It is rare indeed when a sequel can top the first.
“Deadpool 2” is just as vulgar, violent, and as funny as the first, and then some. Almost everything about Ryan Reynolds’ third appearance (yes, third) as the Marvel super-anti-hero is everything fans of the first could want.
Reynolds is at his wisecracking best, but the movie — and its main character — have a lot more heart than it may seem on the surface. And while it doesn’t show very often, that is perhaps what makes the character’s genuine goodness, when it does come through, seem so genuine.
The movie itself is just as full of meta humor, poking fun at itself, comic book movies in general, as well as both the Marvel and DC universes.

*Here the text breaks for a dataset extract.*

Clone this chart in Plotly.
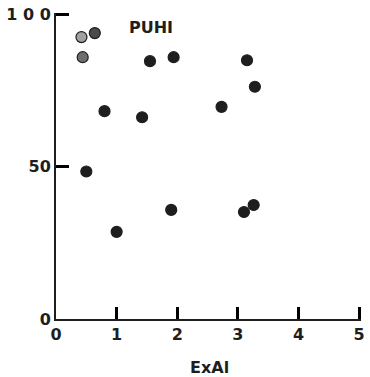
import plotly.graph_objects as go

# ExAl vs PUHI observations
exal = [0.42, 0.64, 0.44, 1.55, 1.94, 0.80, 1.42, 3.15, 3.28, 2.73,
        3.26, 3.10, 0.50, 1.00, 1.90]
puhi = [92.5, 93.8, 85.9, 84.6, 85.9, 68.2, 66.2, 84.9, 76.2, 69.6,
        37.4, 35.1, 48.4, 28.6, 35.8]

x_ticks = [0, 1, 2, 3, 4, 5]
x_tick_text = ["0", "1", "2", "3", "4", "5"]
y_ticks = [0, 50, 100]
y_tick_text = ["0", "50", "1 0 0"]

INK = "#1e1e1e"
FONT = dict(family="DejaVu Sans", size=16, color=INK, weight="bold")

# first three points are printed with lighter, hatched fills
fills = [INK] * len(exal)
fills[0] = "#a0a0a0"
fills[1] = "#4a4a4a"
fills[2] = "#6e6e6e"

fig = go.Figure(
    go.Scatter(
        x=exal,
        y=puhi,
        mode="markers",
        marker=dict(size=11, color=fills, line=dict(color=INK, width=1.2)),
        hoverinfo="skip",
    )
)

axis_common = dict(
    showgrid=False,
    zeroline=False,
    showline=True,
    linecolor=INK,
    linewidth=2,
    ticks="inside",
    tickcolor="#000000",
    tickwidth=2.5,
    tickfont=FONT,
)

# ranges run a hair past the last tick so the end ticks are drawn
fig.update_xaxes(
    range=[0, 5.03],
    tickmode="array",
    tickvals=x_ticks,
    ticktext=x_tick_text,
    ticklen=12,
    **axis_common,
)
fig.update_yaxes(
    range=[0, 100.4],
    tickmode="array",
    tickvals=y_ticks,
    ticktext=y_tick_text,
    ticklen=13,
    **axis_common,
)

fig.add_annotation(
    x=1.57, y=95.8, xref="x", yref="y",
    text="PUHI", showarrow=False, font=FONT,
)
fig.add_annotation(
    x=2.53, y=-0.157, xref="x", yref="paper", yanchor="middle",
    text="ExAl", showarrow=False, font=FONT,
)

fig.update_layout(
    width=370,
    height=377,
    margin=dict(l=56, r=5, t=13, b=58),
    paper_bgcolor="white",
    plot_bgcolor="white",
    showlegend=False,
)

fig.write_html("out.html")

It does everything with a sincere tongue-in-cheek self awareness that allows even edgier ethnic and sexually focused gags to pass with barely a second thought.
To avoid spoilers, what I can say is that the film is full of intriguing casting choices, and the sidekicks pull their own weight, even the ones whose appearance is, shall we say, short lived.
The major supporting cast you know from the first are Morena Baccarin as Wade Wilson/Deadpool’s girlfriend, T.J. Miller as superhero-aware bar owner Weasel, Karan Soni as cab driver Dopinder and Brianna Hildebrand as the snarky X-Men trainee Negasonic Teenage Warhead.
“Deadpool 2” does a lot more than the first film to connect the character and his adventures to the larger Marvel universe he’s a part of in the comics.
Almost every gag pays off, and even when something in the film might be edging a bit close to cheesy overglorification, Reynolds and a snappy script bring it right back home again — often with the meta humor that makes this franchise work at on a level no other action comic has been able to achieve. “Big CGI fight scene coming up,” Deadpool says to the audience.
Josh Brolin is doing double duty at theaters right now, serving as villain Thanos in “Avengers: Infinity War” as well as the time-traveling baddie Cable in “Deadpool 2,” providing perfect fodder for Reynolds to insult Brolin in the heat of battle.
There are lots of other faces, some on screen for mere moments, leaving you wondering, “was that who I thought it was?” (“Yes. Yes it was,” is usually the answer.)
Some of the more notable are Terry Crews as Bedlam, Bill Skarsgård as Zeitgeist and Zazie Beetz as Domino, who form the core of Deadpool’s wannabe superhero team, the “X-Force,” which not only is exactly the play against the X-Men franchise that you think it is, but also has actual roots in the comics.
“Deadpool 2” is easy to enjoy on its own, and a good bit better if you’ve seen the first, but to really enjoy “Deadpool 2,” you’ll need a bit of knowledge of the Marvel Cinematic Universe, the DC Universe and the X-Men franchise.
A word of warning, if it even needs to be said: "Deadpool 2" is rated R for a reason. Actually, it's rated R for several reasons. This is no kids comic-book action movie.
Suggested pre-“Deadpool 2” viewing includes “X-Men Origins: Wolverine,” “X-Men: First Class” and 2017’s fantastic “Logan.” Bonus points if you’ve seen DC’s awful “Green Lantern,” starring Reynolds.
Like most Marvel movies, you should stay to the very end of the credits. “Deadpool 2” features one of the best post-credit scenes in film history, but you’ll want to bone up on that film history first to get the most out of it.